By Carol Wolf
Oct. 28 (Bloomberg) -- Whirlpool Corp., the world's largest appliance maker, will cut 5,000 jobs, or 6.8 percent of its workforce, and forecast lower annual profit as the global credit crunch and U.S. housing slump clips appliance sales.
Whirlpool dropped 8.3 percent in New York, 1 of 11 stocks in the Standard and Poor's 500 Index to decline today.
Net income fell 6.9 percent to $163 million, or $2.15 a share, in the third quarter, as raw-material costs rose, the maker of Maytag and KitchenAid appliances said today in a statement. Sales advanced 1.3 percent, the slowest pace since the third quarter of last year.
The global financial crisis, declining home values, rising unemployment and lower consumer confidence will keep appliance sales from rebounding anytime soon, Chief Executive Officer Jeff Fettig said in the statement. Sales in North America, Whirlpool's biggest market, declined 7 percent.
``The outlook for any company that is selling products to the consumer right now is pretty bleak,'' David MacGregor, an Independence, Ohio-based analyst with Longbow Research, said in a telephone interview. ``There is no sign of relief anytime soon.''
Whirlpool declined $4.16 to $45.87 at 4:15 p.m. in New York Stock Exchange composite trading. The shares have dropped 44 percent this year.
Plant Closures
Whirlpool will shutter its Jackson, Tennessee, plant shifting production to Findlay, Ohio. That will result in 500 job cuts. The company plans an additional reduction of 500 positions in North America and of 1,900 jobs overseas, mainly in Europe. The company has about 73,000 employees worldwide, it said today in a regulatory filing.
The company said that since January it has eliminated 2,000 jobs through the closure of four plants in LaVergne, Tennessee; Oxford, Mississippi; Puebla, Mexico and Reynosa, Mexico.
Full-year profit excluding some items will be $5.75 to $6 a share, the company said, down from previous forecasts of $7 to $7.50 and $8.50 to $9. Sales in the third quarter matched the average estimate of three analysts surveyed by Bloomberg.
Whirlpool reduced its free cash flow forecast for the year to at most $50 million.
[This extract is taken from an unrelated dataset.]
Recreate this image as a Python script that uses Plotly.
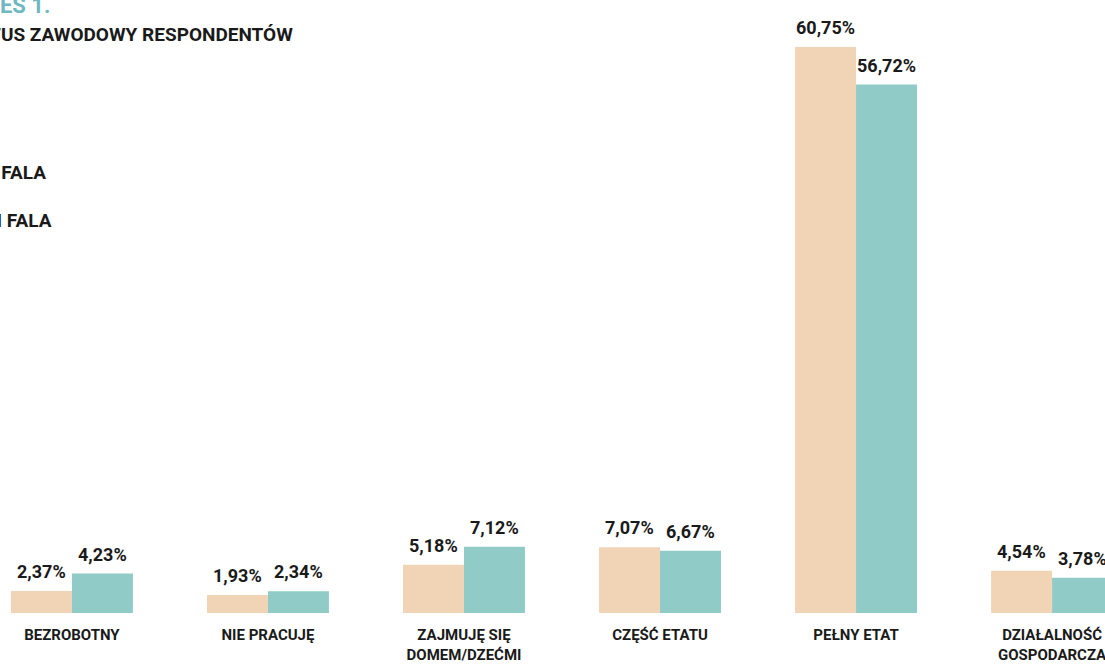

Its previous projection was for as much as $550 million. The appliance maker also suspended its share repurchase program, citing the lowered outlook.
Moody's Investors Service said it may downgrade Whirlpool's debt after the company cut its forecasts for earnings and free cash flow. Moody's currently rates the appliance maker's long- term debt and short-term debt two levels above junk.
The cost cutting will result in annualized savings of $275 million, Whirlpool said. Restructuring expenses will be $170 million in 2008, up from a previous estimate of $100 million, it said.
``Good companies will move quickly to get their costs down and position themselves for an extended downturn,'' MacGregor said. ``Whirlpool appears to be doing that, and management deserves credit for it.''
In July, the company raised its 2008 projection for the increase in the cost of steel, copper and other raw materials used to make appliances to as much as $650 million. Customers also deferred purchases as U.S. consumer confidence fell by the most on record in September.